Мне было очень интересно узнать, что же это за признания, заставившие его так презирать себя. Поскольку в те дни я уже привык унижать его, хотя бы и мысленно, я думал, что его признания касаются простых, незначительных проступков. Я говорил себе, что придумаю несколько подробностей из его признаний, ни строчки из которых я не читал, чтобы сделать правдоподобным мой рассказ о прошлом, но никак не находил проступка, приличествующего Ходже, который бы не нарушил повествования о моей жизни. Но я предполагал, что он снова почувствует доверие к себе человека, находящегося в моем положении: должен сказать, что незаметно для Ходжи я открыл, в чем слабость таких людей, как он! Мне казалось, что недалек тот день, когда я стану издеваться не только над ним, но и над другими; я их загоню в угол, доказав, что они плохие: думаю, что читатели моего рассказа уже понимают, что мне надо было учиться у Ходжи так же, как ему у меня! Может, я воспринимаю это так сейчас, потому что человек с возрастом все больше ищет гармонию, даже в повествовании. Накопленная годами ненависть должна была воодушевить меня. После того, как Ходжа порядком унизил себя, я хотя бы заставлю его признать мое превосходство, мое право на свободу, а потом смело потребую бумагу об освобождении. Я мечтал, как он без возражений освободит меня, и представлял, что я напишу о своих приключениях и о турках по возвращении в свою страну. Как легко я мог увлекаться! Известие, которое Ходжа сообщил мне однажды утром, изменило все!

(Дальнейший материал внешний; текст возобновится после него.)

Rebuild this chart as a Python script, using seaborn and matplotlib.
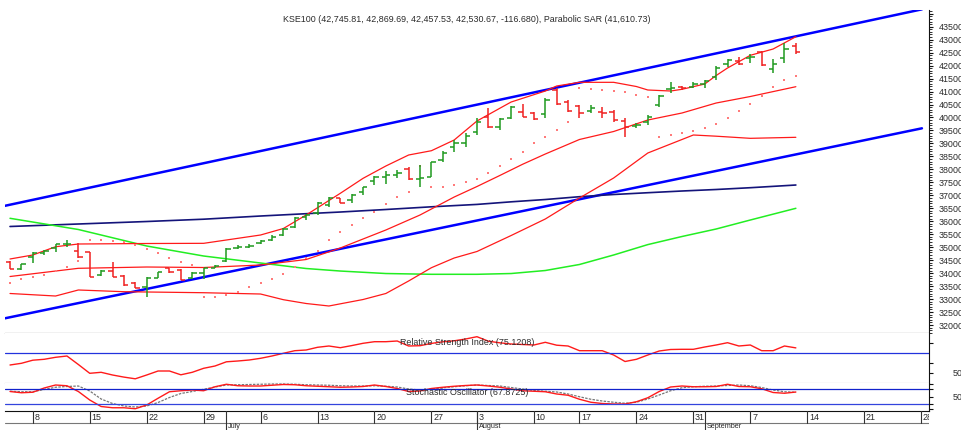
import numpy as np
import pandas as pd
import seaborn as sns
import matplotlib
matplotlib.use('Agg')
import matplotlib.pyplot as plt
from matplotlib.ticker import MultipleLocator, FixedLocator

sns.set_theme(style='white')
plt.rcParams['font.family'] = ['Liberation Sans', 'DejaVu Sans']

# trading days; Jul 31 and Aug 14 were market holidays
holidays = ['2020-07-31', '2020-08-14']
days = pd.bdate_range('2020-06-04', '2020-09-30')
days = days[~days.isin(pd.to_datetime(holidays))]

opens = [34440, 34147, 34610, 34764, 34957, 35111, 34853, 34826, 33928, 34093,
         33901, 33608, 33476, 33823, 34186, 34120, 33800, 33993, 34209, 34479,
         34957, 35019, 35149, 35277, 35470, 35767, 36175, 36306, 36626, 36884,
         36819, 37139, 37563, 37717, 37783, 38014, 37617, 37717, 38361, 38874,
         39005, 39452, 40030, 39645, 39969, 40200, 40184, 40123, 41060, 40608,
         40454, 40250, 40223, 40223, 39876, 39683, 39837, 40481, 41086, 41187,
         41187, 41279, 41572, 42050, 42177, 42282, 42536, 41869, 42305, 42745.81]
highs = [34460, 34363, 34803, 34891, 35123, 35277, 35149, 34826, 34120, 34417,
         33928, 33646, 33862, 34055, 34186, 34150, 34055, 34186, 34316, 34957,
         35084, 35111, 35277, 35470, 35751, 36175, 36279, 36753, 36946, 36900,
         37039, 37332, 37744, 37949, 37976, 38079, 38168, 38295, 38708, 39132,
         39390, 39969, 40385, 39969, 40454, 40508, 40223, 40739, 41125, 40674,
         40481, 40481, 40416, 40288, 39969, 39776, 40096, 40867, 41356, 41214,
         41356, 41445, 42000, 42255, 42343, 42436, 42563, 42243, 42860, 42869.69]
lows = [34147, 34120, 34379, 34699, 34826, 34995, 34571, 33839, 33901, 33839,
        33515, 33415, 33091, 33800, 33993, 33735, 33780, 33762, 34186, 34440,
        34930, 34980, 35123, 35250, 35431, 35728, 36048, 36241, 36561, 36692,
        36715, 37012, 37397, 37424, 37655, 37590, 37332, 37694, 38295, 38681,
        38874, 39325, 39606, 39517, 39930, 40030, 39903, 39969, 40481, 40223,
        39969, 40161, 39969, 39837, 39259, 39583, 39710, 40404, 40932, 41060,
        41125, 41148, 41445, 41958, 42023, 42089, 41996, 41703, 42089, 42457.53]
closes = [34147, 34363, 34787, 34853, 35111, 35123, 34633, 33860, 34093, 33862,
          33542, 33438, 33800, 34055, 34055, 33735, 33993, 34186, 34286, 34918,
          35019, 35045, 35238, 35404, 35701, 36136, 36241, 36692, 36915, 36692,
          37012, 37309, 37694, 37783, 37848, 37617, 37655, 38295, 38642, 39005,
          39298, 39838, 39645, 39941, 40416, 40030, 39930, 40674, 40508, 40262,
          40161, 40354, 40161, 39903, 39645, 39710, 40030, 40828, 41148, 41125,
          41279, 41406, 41919, 42216, 42050, 42343, 42023, 42050, 42647.35, 42530.67]

sar = [33638, 33773, 33839, 33928, 34082, 34255, 34467, 35277, 35277, 35238,
       35188, 35084, 34930, 34764, 34572, 34440, 34313, 33091, 33091, 33157,
       33284, 33453, 33607, 33762, 33966, 34248, 34572, 34865, 35258, 35597,
       35855, 36113, 36368, 36653, 36923, 37139, 38149, 37309, 37339, 37397,
       37513, 37648, 37871, 38130, 38399, 38681, 39005, 39259, 39517, 39826,
       41125, 41102, 41079, 41040, 40982, 40882, 40790, 39259, 39325, 39413,
       39490, 39606, 39737, 39968, 40250, 40520, 40828, 41164, 41445, 41610.73]

# Bollinger bands, read at these bar numbers
upper_idx = [0, 2, 4, 6, 12, 17, 22, 24, 26, 29, 31, 33, 35, 37, 39, 41, 43, 44,
             47, 48, 50, 53, 55, 56, 58, 59, 61, 62, 63, 65, 67, 69]
bb_upper = [34545, 34699, 35018, 35123, 35142, 35149, 35470, 35720, 36241, 37077,
            37655, 38130, 38554, 38719, 39132, 39865, 40354, 40597, 41021, 41214,
            41356, 41356, 41194, 41060, 41021, 41087, 41291, 41618, 41908, 42397,
            42640, 43114]
mid_idx = [0, 6, 12, 17, 22, 26, 29, 33, 36, 39, 41, 43, 45, 47, 50, 53, 56, 59,
           62, 65, 69]
bb_mid = [33870, 34186, 34236, 34217, 34313, 34525, 34969, 35663, 36241, 36934,
          37339, 37763, 38195, 38592, 39152, 39460, 39903, 40173, 40558, 40809,
          41187]
lower_idx = [0, 4, 6, 10, 17, 22, 24, 26, 28, 31, 33, 35, 37, 39, 41, 44, 47, 50,
             53, 56, 58, 60, 62, 65, 69]
bb_lower = [33215, 33118, 33350, 33284, 33245, 33195, 32976, 32829, 32733, 32983,
            33215, 33697, 34209, 34583, 34834, 35450, 36087, 36896, 37667, 38631,
            38978, 39325, 39279, 39197, 39236]

# moving averages
ma_idx = [0, 6, 12, 17, 22, 26, 29, 33, 37, 41, 44, 47, 50, 53, 56, 59, 62, 65, 69]
ma_green = [36114, 35682, 35046, 34660, 34390, 34178, 34081, 33985, 33955, 33955,
            33985, 34101, 34333, 34699, 35100, 35412, 35701, 36048, 36499]
ma_navy = [35798, 35894, 35990, 36079, 36202, 36291, 36356, 36453, 36557, 36649,
           36749, 36838, 36946, 37031, 37100, 37166, 37224, 37293, 37397]

# channel trendlines (anchor bar number, price)
chan_idx = [-0.44, 80.07]
chan_upper = [36596, 44170]
chan_lower = [32259, 39583]

rsi = [58, 59.7, 62.8, 63.7, 65.7, 67, 58.5, 49.7, 50.7, 48,
       45.9, 44.2, 48, 52, 52, 48.2, 50.7, 54.7, 57, 61.2,
       62, 63, 64.7, 67, 69.7, 72.3, 73, 75.7, 77, 75.3,
       77.4, 79.7, 81.3, 81.3, 82, 77, 77.3, 79.6, 81.2, 82.2,
       84, 86.3, 81.8, 80.2, 79, 78.5, 78, 80.7, 77.8, 77,
       72.3, 72.3, 72.3, 68, 61.5, 63.7, 68, 72, 73.5, 73.7,
       73.7, 76, 78, 80.3, 77, 78, 72.3, 72.3, 77, 75.1208]
stoch_k = [70, 65, 67, 84, 96, 93, 70, 36, 10, 5,
           5, 1, 16, 43, 69, 73, 76, 73, 89, 99,
           93, 92, 92, 95, 98, 97, 93, 91, 89, 87,
           88, 90, 96, 90, 82, 70, 72, 82, 87, 91,
           94, 96, 92, 87, 80, 73, 71, 69, 60, 55,
           39, 27, 22, 20, 20, 29, 45, 70, 88, 92,
           89, 89, 90, 99, 90, 89, 81, 66, 63, 67.8725]
stoch_d = [71, 69, 69, 78, 87, 90, 92, 72, 40, 22,
           12, 8, 12, 26, 46, 62, 70, 79, 88, 96,
           97, 98, 99, 100, 100, 99, 97, 96, 95, 93,
           92, 92, 93, 91, 88, 80, 76, 79, 85, 89,
           93, 96, 94, 92, 86, 80, 74, 71, 68, 60,
           49, 39, 32, 27, 23, 27, 40, 56, 73, 85,
           89, 91, 92, 94, 96, 93, 86, 76, 69, 67]

title = ('KSE100 (42,745.81, 42,869.69, 42,457.53, 42,530.67, -116.680), '
         'Parabolic SAR (41,610.73)')

W, H = 962, 430
fig = plt.figure(figsize=(W / 100, H / 100), dpi=100)
fig.patch.set_facecolor('white')


def box(x0, y0, x1, y1):
    return [x0 / W, 1 - y1 / H, (x1 - x0) / W, (y1 - y0) / H]


ax = fig.add_axes(box(5, 10, 929, 333))
ax_r = fig.add_axes(box(5, 333, 929, 383))
ax_s = fig.add_axes(box(5, 383, 929, 411))
ax_d = fig.add_axes(box(5, 411, 929, 430))

xlo, xhi = -0.44, 80.69
txt = '#2a2a2a'
fs = 6.4

# ---- price panel
idx = np.arange(len(opens))
o = np.array(opens); c = np.array(closes)
cols = np.where(c >= o, '#1f9a1f', '#f02020')

sns.lineplot(x=chan_idx, y=chan_upper, ax=ax, color='#0000ff', lw=1.8)
sns.lineplot(x=chan_idx, y=chan_lower, ax=ax, color='#0000ff', lw=1.8)
sns.lineplot(x=ma_idx, y=ma_navy, ax=ax, color='#14147a', lw=1.2)
sns.lineplot(x=ma_idx, y=ma_green, ax=ax, color='#22ee22', lw=1.1)
sns.lineplot(x=upper_idx, y=bb_upper, ax=ax, color='#ff1a1a', lw=0.9)
sns.lineplot(x=mid_idx, y=bb_mid, ax=ax, color='#ff1a1a', lw=0.9)
sns.lineplot(x=lower_idx, y=bb_lower, ax=ax, color='#ff1a1a', lw=0.9)

ax.vlines(idx, lows, highs, colors=cols, lw=1.1, zorder=4)
ax.hlines(opens, idx - 0.38, idx, colors=cols, lw=1.1, zorder=4)
ax.hlines(closes, idx, idx + 0.38, colors=cols, lw=1.1, zorder=4)
sns.scatterplot(x=idx, y=sar, ax=ax, color='#ff7b7b', s=3, marker='s',
                linewidth=0, zorder=3)

ax.set_xlim(xlo, xhi)
ax.set_ylim(31692, 44144)
ax.text(0.5, 0.972, title, transform=ax.transAxes, ha='center', va='center',
        fontsize=fs, color=txt)

# ---- RSI panel
sns.lineplot(x=idx, y=rsi, ax=ax_r, color='#ff1a1a', lw=1.0)
ax_r.axhline(70, color='#2233dd', lw=0.9)
ax_r.set_xlim(xlo, xhi)
ax_r.set_ylim(40, 90)
ax_r.text(0.5, 0.81, 'Relative Strength Index (75.1208)', transform=ax_r.transAxes,
          ha='center', va='center', fontsize=fs, color=txt)

# ---- Stochastic panel
sns.lineplot(x=idx, y=stoch_d, ax=ax_s, color='#777777', lw=0.9, linestyle=(0, (2, 1)))
sns.lineplot(x=idx, y=stoch_k, ax=ax_s, color='#ff1a1a', lw=1.0)
ax_s.axhline(80, color='#1122cc', lw=0.9)
ax_s.axhline(20, color='#3344dd', lw=0.9)
ax_s.set_xlim(xlo, xhi)
ax_s.set_ylim(-8, 104)
ax_s.text(0.5, 0.65, 'Stochastic Oscillator (67.8725)', transform=ax_s.transAxes,
          ha='center', va='center', fontsize=fs, color=txt)

for a in (ax, ax_r, ax_s):
    a.set_xlabel(''); a.set_ylabel('')
    a.set_xticks([])
    a.yaxis.tick_right()
    a.set_facecolor('white')
    for s in ('left', 'top'):
        a.spines[s].set_visible(False)
    a.spines['right'].set_color('#111111')
    a.spines['right'].set_linewidth(0.8)
    a.spines['bottom'].set_linewidth(0.8)
    a.grid(False)

ax.spines['bottom'].set_color('#111111')
ax_r.spines['bottom'].set_color('#999999')
ax_s.spines['bottom'].set_color('#111111')

price_ticks = list(range(32000, 44001, 500))
ax.yaxis.set_major_locator(FixedLocator(price_ticks))
ax.set_yticklabels([str(t) if t < 44000 else '' for t in price_ticks])
ax.yaxis.set_minor_locator(MultipleLocator(100))
ax.tick_params(axis='y', which='major', length=3, width=0.8, color='#111111',
               labelsize=fs, labelcolor=txt, pad=4)
ax.tick_params(axis='y', which='minor', length=1.8, width=0.6, color='#111111')

ax_r.yaxis.set_major_locator(FixedLocator([50, 60, 80]))
ax_r.set_yticklabels(['50', '', ''])
ax_r.tick_params(axis='y', length=3, width=0.8, color='#111111', labelsize=fs,
                 labelcolor=txt, pad=14)
ax_s.yaxis.set_major_locator(FixedLocator([0, 20, 50, 80, 100]))
ax_s.set_yticklabels(['', '', '50', '', ''])
ax_s.tick_params(axis='y', length=3, width=0.8, color='#111111', labelsize=fs,
                 labelcolor=txt, pad=14)

# ---- date strip
ax_d.set_xlim(xlo, xhi)
ax_d.set_ylim(0, 1)
ax_d.axis('off')
ax_d.axhline(0.37, color='#777777', lw=0.8)
month_names = {7: 'July', 8: 'August', 9: 'September'}
prev_month = days[0].month
for i, d in enumerate(days):
    if i > xhi:
        break
    if d.month != prev_month:
        ax_d.plot([i, i], [0, 1], color='#333333', lw=0.8)
        ax_d.text(i + 0.15, 0.0, month_names[d.month], ha='left', va='bottom',
                  fontsize=5.2, color=txt)
        prev_month = d.month
    if d.weekday() == 0:
        ax_d.plot([i, i], [0.37, 1], color='#333333', lw=0.8)
        ax_d.text(i + 0.15, 0.68, str(d.day), ha='left', va='center',
                  fontsize=fs, color=txt, clip_on=True)

fig.savefig('out.png', dpi=100, facecolor='white')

В городе началась чума! Сначала я не поверил, потому что он говорил с таким видом, будто речь идет не о Стамбуле, а о каком-то другом далеком городе; я спросил, откуда он узнал, потребовал рассказать подробности. Люди стали умирать ни с того ни с сего, но потом поняли, что это болезнь! Я подумал: может, не чума, спросил о признаках болезни. Ходжа посмеялся надо мной: я, мол, могу не сомневаться; если болезнь настигнет меня, я сразу догадаюсь, чтобы понять это, достаточно сказать, что человек при высокой температуре сгорает за три дня. У кого за ухом, у кого под мышкой, у кого на животе появляются припухлости, возникают бубоны, потом поднимается температура; иногда бубоны лопаются, и люди харкают кровью и умирают, кашляя, как при туберкулезе. В каждом квартале есть несколько умерших. Я спросил про наш квартал: разве я не слышал, что мастер по строительству заборов, который ссорился со всеми соседями из-за того, что их дети едят яблоки из его сада, а куры перелетают через его забор, неделю назад умер в страшных мучениях. У него была высокая температура, но только сейчас все поняли, что он умер от чумы.